Nor does the Assyrian Democratic Movement recognize Oraha and Boya, saying that they only attained their positions by joining the Kurdish Brotherhood List and that they were not elected by Christians who number an estimated 10,000 according to unofficial statistics conducted by churches.

“I can say that the majority of our people elected the Assyrian Democratic Movement, but despite this, we are not represented in the Kirkuk provincial council,” said Mazen Butros, a leading member of the Movement.

The Assyrian Democratic Movement entered previous local and general elections as an independent movement. While failing to secure any provincial seats, it did manage to win one parliamentary seat, occupied by Yonadam Kannah. Unlike other Christian parties, such as the Assyrian National Congress Party, the Bayt al-Nahrain Party and the Ittihad Nahrain Party, that have allied themselves with the Kurdish alliance, the Movement has linked itself with the central government.

So far as the fate of disputed territories and particularly the fate of Kirkuk is concerned, the three parties that joined the Kurdish list support annexation. These Christians say they see more hope of self-rule in Christian majority areas within the Kurdish region.

The Assyrian Democratic Movement, on the other hand, opposes the annexation of the province to the Kurdish region saying it fears Kurdish domination. Butros told Niqash that “there are Christian villages in Dahouk province whose lands have been seized by Kurds to build Kurdish houses and projects. This is clear evidence that the rights of Christians will not be protected in the Kurdish region.”

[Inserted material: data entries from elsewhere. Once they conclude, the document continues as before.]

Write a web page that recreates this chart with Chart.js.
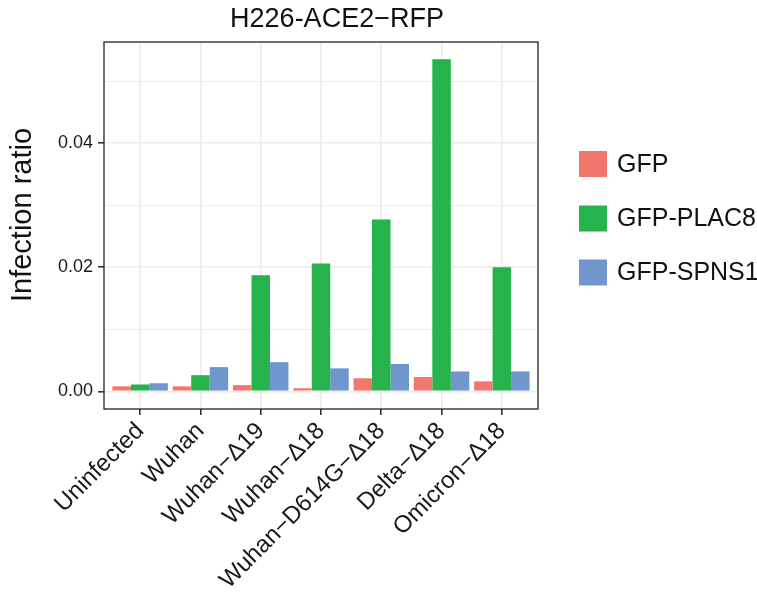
<!DOCTYPE html>
<html><head><meta charset="utf-8">
<script src="https://cdn.jsdelivr.net/npm/chart.js@4.4.1/dist/chart.umd.min.js"></script>
<style>html,body{margin:0;padding:0;background:#fff}#wrap{width:757px;height:596px;position:relative}</style>
</head><body><div id="wrap"><canvas id="c" width="757" height="596"></canvas></div>
<script>
const chartTitle = 'H226-ACE2\u2212RFP';
const yTitle = 'Infection ratio';
const categories = ['Uninfected','Wuhan','Wuhan\u2212\u039419','Wuhan\u2212\u039418','Wuhan\u2212D614G\u2212\u039418','Delta\u2212\u039418','Omicron\u2212\u039418'];
const seriesNames = ['GFP','GFP-PLAC8','GFP-SPNS1'];
const gfp   = [0.0008,0.0008,0.0010,0.0005,0.0021,0.0023,0.0016];
const plac8 = [0.0011,0.0026,0.0187,0.0206,0.0277,0.0535,0.0200];
const spns1 = [0.0013,0.0039,0.0047,0.0037,0.0044,0.0032,0.0032];
const yTickLabels = [0, 0.02, 0.04];
const colors = ['#F2766D','#26B34B','#7096CE'];

const FONT = '"Liberation Sans", Arial, Helvetica, sans-serif';
const isMajor = v => yTickLabels.some(t => Math.abs(t - v) < 1e-9);
const X_EXPAND = 0.6;

const overlay = {
  id: 'overlay',
  afterLayout(chart) {
    const x = chart.scales.x;
    x._startValue = -X_EXPAND;
    x._valueRange = categories.length - 1 + 2 * X_EXPAND;
  },
  afterDraw(chart) {
    const ctx = chart.ctx, a = chart.chartArea;
    ctx.save();
    ctx.strokeStyle = '#222';
    ctx.lineWidth = 1.3;
    ctx.strokeRect(a.left, a.top, a.right - a.left, a.bottom - a.top);
    ctx.fillStyle = '#111';
    ctx.font = '27px ' + FONT;
    ctx.textAlign = 'center';
    ctx.textBaseline = 'middle';
    ctx.fillText(chartTitle, 337, 20);
    ctx.save();
    ctx.translate(23, 215);
    ctx.rotate(-Math.PI / 2);
    ctx.font = '29px ' + FONT;
    ctx.fillText(yTitle, 0, 0);
    ctx.restore();
    const ys = [164, 218.5, 272.5];
    chart.data.datasets.forEach((ds, i) => {
      ctx.fillStyle = ds.backgroundColor;
      ctx.fillRect(579, ys[i] - 13, 28, 26);
      ctx.fillStyle = '#111';
      ctx.font = '25px ' + FONT;
      ctx.textAlign = 'left';
      ctx.textBaseline = 'middle';
      ctx.fillText(ds.label, 617, ys[i] + 1);
    });
    ctx.restore();
  }
};

new Chart(document.getElementById('c'), {
  type: 'bar',
  data: {
    labels: categories,
    datasets: [
      {label: seriesNames[0], data: gfp, backgroundColor: colors[0]},
      {label: seriesNames[1], data: plac8, backgroundColor: colors[1]},
      {label: seriesNames[2], data: spns1, backgroundColor: colors[2]}
    ]
  },
  options: {
    responsive: false,
    animation: false,
    devicePixelRatio: 1,
    layout: {padding: {left: 0, right: 219, top: 42, bottom: 0}},
    datasets: {bar: {categoryPercentage: 0.92, barPercentage: 1.0, borderWidth: 0}},
    plugins: {legend: {display: false}, title: {display: false}, tooltip: {enabled: false}},
    scales: {
      x: {
        afterFit: s => { s.height = 187; },
        border: {display: false},
        grid: {offset: false, color: '#EBEBEB', lineWidth: 1.6, tickColor: '#333', tickLength: 6, drawOnChartArea: true},
        ticks: {font: {size: 24, family: FONT}, color: '#1a1a1a', maxRotation: 45, minRotation: 45, autoSkip: false, padding: 2}
      },
      y: {
        min: -0.00285, max: 0.0563,
        afterFit: s => { s.width = 104; },
        border: {display: false},
        grid: {
          color: '#EBEBEB',
          lineWidth: c => (c.tick && isMajor(c.tick.value)) ? 1.6 : 0.9,
          tickColor: c => (c.tick && isMajor(c.tick.value)) ? '#333' : 'rgba(0,0,0,0)',
          tickLength: 6
        },
        ticks: {
          stepSize: 0.01, includeBounds: false, autoSkip: false,
          font: {size: 18, family: FONT}, color: '#1a1a1a', padding: 5,
          callback: v => isMajor(v) ? v.toFixed(2) : ''
        },
        title: {display: false}
      }
    }
  },
  plugins: [overlay]
});
</script>
</body></html>
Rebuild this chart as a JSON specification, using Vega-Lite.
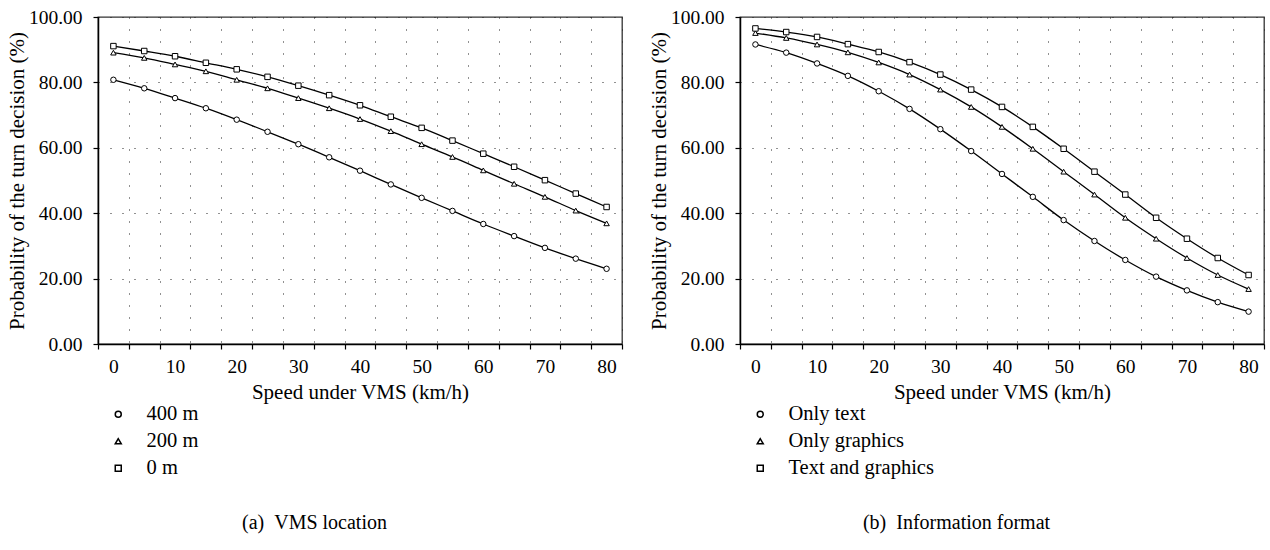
{
  "$schema": "https://vega.github.io/schema/vega-lite/v6.json",
  "padding": {"left": 5, "top": 6, "right": 5, "bottom": 5},
  "bounds": "flush",
  "spacing": 118,
  "background": "white",
  "resolve": {"scale": {"shape": "independent"}, "legend": {"shape": "independent"}},
  "config": {
    "view": {"stroke": "#333", "strokeWidth": 1.3},
    "font": "Liberation Serif",
    "axis": {
      "domainColor": "black", "domainWidth": 1.5,
      "tickColor": "black", "tickSize": 5, "tickWidth": 1.2,
      "labelFont": "Liberation Serif", "labelFontSize": 19.5, "labelColor": "black",
      "titleFont": "Liberation Serif", "titleFontSize": 21, "titleFontWeight": "normal", "titleColor": "black",
      "gridColor": "#222", "gridDash": [1, 11], "gridWidth": 1, "gridOpacity": 1
    },
    "legend": {
      "orient": "none", "legendX": 10, "legendY": 387, "direction": "vertical",
      "padding": 0, "labelFont": "Liberation Serif", "labelFontSize": 20.5, "labelColor": "black",
      "labelOffset": 18, "rowPadding": 6, "symbolSize": 36
    },
    "title": {"font": "Liberation Serif", "fontSize": 20, "fontWeight": "normal", "color": "black", "orient": "bottom", "anchor": "middle", "frame": "bounds", "offset": 34}
  },
  "datasets": {
    "a": [
      {"v": 0, "p": 80.8, "s": "400 m"}, {"v": 5, "p": 78.2, "s": "400 m"}, {"v": 10, "p": 75.2, "s": "400 m"}, {"v": 15, "p": 72.1, "s": "400 m"}, {"v": 20, "p": 68.6, "s": "400 m"}, {"v": 25, "p": 64.9, "s": "400 m"}, {"v": 30, "p": 61.1, "s": "400 m"}, {"v": 35, "p": 57.1, "s": "400 m"}, {"v": 40, "p": 53.0, "s": "400 m"}, {"v": 45, "p": 48.8, "s": "400 m"}, {"v": 50, "p": 44.7, "s": "400 m"}, {"v": 55, "p": 40.7, "s": "400 m"}, {"v": 60, "p": 36.7, "s": "400 m"}, {"v": 65, "p": 33.0, "s": "400 m"}, {"v": 70, "p": 29.4, "s": "400 m"}, {"v": 75, "p": 26.1, "s": "400 m"}, {"v": 80, "p": 23.0, "s": "400 m"},
      {"v": 0, "p": 89.1, "s": "200 m"}, {"v": 5, "p": 87.5, "s": "200 m"}, {"v": 10, "p": 85.5, "s": "200 m"}, {"v": 15, "p": 83.4, "s": "200 m"}, {"v": 20, "p": 80.8, "s": "200 m"}, {"v": 25, "p": 78.2, "s": "200 m"}, {"v": 30, "p": 75.2, "s": "200 m"}, {"v": 35, "p": 72.1, "s": "200 m"}, {"v": 40, "p": 68.8, "s": "200 m"}, {"v": 45, "p": 65.1, "s": "200 m"}, {"v": 50, "p": 61.1, "s": "200 m"}, {"v": 55, "p": 57.2, "s": "200 m"}, {"v": 60, "p": 53.1, "s": "200 m"}, {"v": 65, "p": 49.0, "s": "200 m"}, {"v": 70, "p": 45.0, "s": "200 m"}, {"v": 75, "p": 40.8, "s": "200 m"}, {"v": 80, "p": 36.9, "s": "200 m"},
      {"v": 0, "p": 91.1, "s": "0 m"}, {"v": 5, "p": 89.6, "s": "0 m"}, {"v": 10, "p": 88.0, "s": "0 m"}, {"v": 15, "p": 86.0, "s": "0 m"}, {"v": 20, "p": 84.0, "s": "0 m"}, {"v": 25, "p": 81.7, "s": "0 m"}, {"v": 30, "p": 79.0, "s": "0 m"}, {"v": 35, "p": 76.1, "s": "0 m"}, {"v": 40, "p": 73.0, "s": "0 m"}, {"v": 45, "p": 69.5, "s": "0 m"}, {"v": 50, "p": 66.1, "s": "0 m"}, {"v": 55, "p": 62.2, "s": "0 m"}, {"v": 60, "p": 58.2, "s": "0 m"}, {"v": 65, "p": 54.2, "s": "0 m"}, {"v": 70, "p": 50.1, "s": "0 m"}, {"v": 75, "p": 46.0, "s": "0 m"}, {"v": 80, "p": 41.9, "s": "0 m"}
    ],
    "b": [
      {"v": 0, "p": 91.6, "s": "Only text"}, {"v": 5, "p": 89.1, "s": "Only text"}, {"v": 10, "p": 85.8, "s": "Only text"}, {"v": 15, "p": 82.0, "s": "Only text"}, {"v": 20, "p": 77.3, "s": "Only text"}, {"v": 25, "p": 71.9, "s": "Only text"}, {"v": 30, "p": 65.7, "s": "Only text"}, {"v": 35, "p": 59.0, "s": "Only text"}, {"v": 40, "p": 52.0, "s": "Only text"}, {"v": 45, "p": 45.0, "s": "Only text"}, {"v": 50, "p": 37.9, "s": "Only text"}, {"v": 55, "p": 31.5, "s": "Only text"}, {"v": 60, "p": 25.7, "s": "Only text"}, {"v": 65, "p": 20.6, "s": "Only text"}, {"v": 70, "p": 16.4, "s": "Only text"}, {"v": 75, "p": 12.8, "s": "Only text"}, {"v": 80, "p": 9.9, "s": "Only text"},
      {"v": 0, "p": 95.1, "s": "Only graphics"}, {"v": 5, "p": 93.6, "s": "Only graphics"}, {"v": 10, "p": 91.6, "s": "Only graphics"}, {"v": 15, "p": 89.2, "s": "Only graphics"}, {"v": 20, "p": 86.1, "s": "Only graphics"}, {"v": 25, "p": 82.4, "s": "Only graphics"}, {"v": 30, "p": 77.8, "s": "Only graphics"}, {"v": 35, "p": 72.5, "s": "Only graphics"}, {"v": 40, "p": 66.4, "s": "Only graphics"}, {"v": 45, "p": 59.7, "s": "Only graphics"}, {"v": 50, "p": 52.7, "s": "Only graphics"}, {"v": 55, "p": 45.7, "s": "Only graphics"}, {"v": 60, "p": 38.6, "s": "Only graphics"}, {"v": 65, "p": 32.2, "s": "Only graphics"}, {"v": 70, "p": 26.3, "s": "Only graphics"}, {"v": 75, "p": 21.1, "s": "Only graphics"}, {"v": 80, "p": 16.8, "s": "Only graphics"},
      {"v": 0, "p": 96.5, "s": "Text and graphics"}, {"v": 5, "p": 95.4, "s": "Text and graphics"}, {"v": 10, "p": 93.9, "s": "Text and graphics"}, {"v": 15, "p": 91.7, "s": "Text and graphics"}, {"v": 20, "p": 89.3, "s": "Text and graphics"}, {"v": 25, "p": 86.2, "s": "Text and graphics"}, {"v": 30, "p": 82.4, "s": "Text and graphics"}, {"v": 35, "p": 77.8, "s": "Text and graphics"}, {"v": 40, "p": 72.5, "s": "Text and graphics"}, {"v": 45, "p": 66.4, "s": "Text and graphics"}, {"v": 50, "p": 59.7, "s": "Text and graphics"}, {"v": 55, "p": 52.7, "s": "Text and graphics"}, {"v": 60, "p": 45.7, "s": "Text and graphics"}, {"v": 65, "p": 38.6, "s": "Text and graphics"}, {"v": 70, "p": 32.2, "s": "Text and graphics"}, {"v": 75, "p": 26.3, "s": "Text and graphics"}, {"v": 80, "p": 21.1, "s": "Text and graphics"}
    ]
  },
  "hconcat": [
    {
      "width": 524, "height": 327,
      "data": {"name": "a"},
      "title": {"text": "(a)\u2002VMS location"},
      "encoding": {
        "x": {"field": "v", "type": "ordinal", "bandPosition": 0.5,
          "scale": {"type": "band", "paddingInner": 0, "paddingOuter": 0, "domain": [0,5,10,15,20,25,30,35,40,45,50,55,60,65,70,75,80]},
          "axis": {"title": "Speed under VMS (km/h)", "tickBand": "extent", "grid": true, "labelAngle": 0, "labelOverlap": false, "labelExpr": "datum.value % 10 === 0 ? datum.label : ''", "labelPadding": 8, "titlePadding": 6}},
        "y": {"field": "p", "type": "quantitative",
          "scale": {"domain": [0, 100], "nice": false},
          "axis": {"title": "Probability of the turn decision (%)", "values": [0,20,40,60,80,100], "format": ".2f", "grid": true, "labelPadding": 11, "titlePadding": 1}}
      },
      "layer": [
        {"mark": {"type": "line", "interpolate": "monotone", "color": "black", "strokeWidth": 1.3},
         "encoding": {"detail": {"field": "s", "type": "nominal"}}},
        {"mark": {"type": "point", "filled": true, "fill": "white", "stroke": "black", "strokeWidth": 1, "size": 30, "opacity": 1},
         "encoding": {"shape": {"field": "s", "type": "nominal",
           "scale": {"domain": ["400 m", "200 m", "0 m"], "range": ["circle", "triangle-up", "square"]},
           "legend": {"title": null}}}}
      ]
    },
    {
      "width": 524, "height": 327,
      "data": {"name": "b"},
      "title": {"text": "(b)\u2002Information format"},
      "encoding": {
        "x": {"field": "v", "type": "ordinal", "bandPosition": 0.5,
          "scale": {"type": "band", "paddingInner": 0, "paddingOuter": 0, "domain": [0,5,10,15,20,25,30,35,40,45,50,55,60,65,70,75,80]},
          "axis": {"title": "Speed under VMS (km/h)", "tickBand": "extent", "grid": true, "labelAngle": 0, "labelOverlap": false, "labelExpr": "datum.value % 10 === 0 ? datum.label : ''", "labelPadding": 8, "titlePadding": 6}},
        "y": {"field": "p", "type": "quantitative",
          "scale": {"domain": [0, 100], "nice": false},
          "axis": {"title": "Probability of the turn decision (%)", "values": [0,20,40,60,80,100], "format": ".2f", "grid": true, "labelPadding": 11, "titlePadding": 1}}
      },
      "layer": [
        {"mark": {"type": "line", "interpolate": "monotone", "color": "black", "strokeWidth": 1.3},
         "encoding": {"detail": {"field": "s", "type": "nominal"}}},
        {"mark": {"type": "point", "filled": true, "fill": "white", "stroke": "black", "strokeWidth": 1, "size": 30, "opacity": 1},
         "encoding": {"shape": {"field": "s", "type": "nominal",
           "scale": {"domain": ["Only text", "Only graphics", "Text and graphics"], "range": ["circle", "triangle-up", "square"]},
           "legend": {"title": null}}}}
      ]
    }
  ]
}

Despite their disunity on some issues, Christian parties have one common aim: unifying the three Christian ethnicities, the Assyrians, Chaldeans and Syriacs into one Assyrian-Chaldean-Syriac ethnicity. They perceive themselves as victims of the divisive Arabization policy started by the Baath party in 1968 and they want to stand and be recognized as a united and independent ethnicity.

Moreover, they have been pushing larger Iraqi political parties to add an article into the provincial election law guaranteeing minorities, such as Christians, a fixed number of provincial council seats. All Christian parties in Kirkuk also opposed article 24 of the provincial council law allocating 32% of seats to each of the Kurds, the Arabs and the Turkmen, and only 4% for Christians. They demanded that power be shared equally between the four groups.

For Christians living in Kirkuk today, their demands seem to unite around a desire for recognition, even as their political representation remains divided.

“Since hundreds of years people have agreed to live together” said Yousef Muluki, a Christian government employee. “We do not aspire to more than the political acknowledgement of our existence and for representation rights that express our real weight.”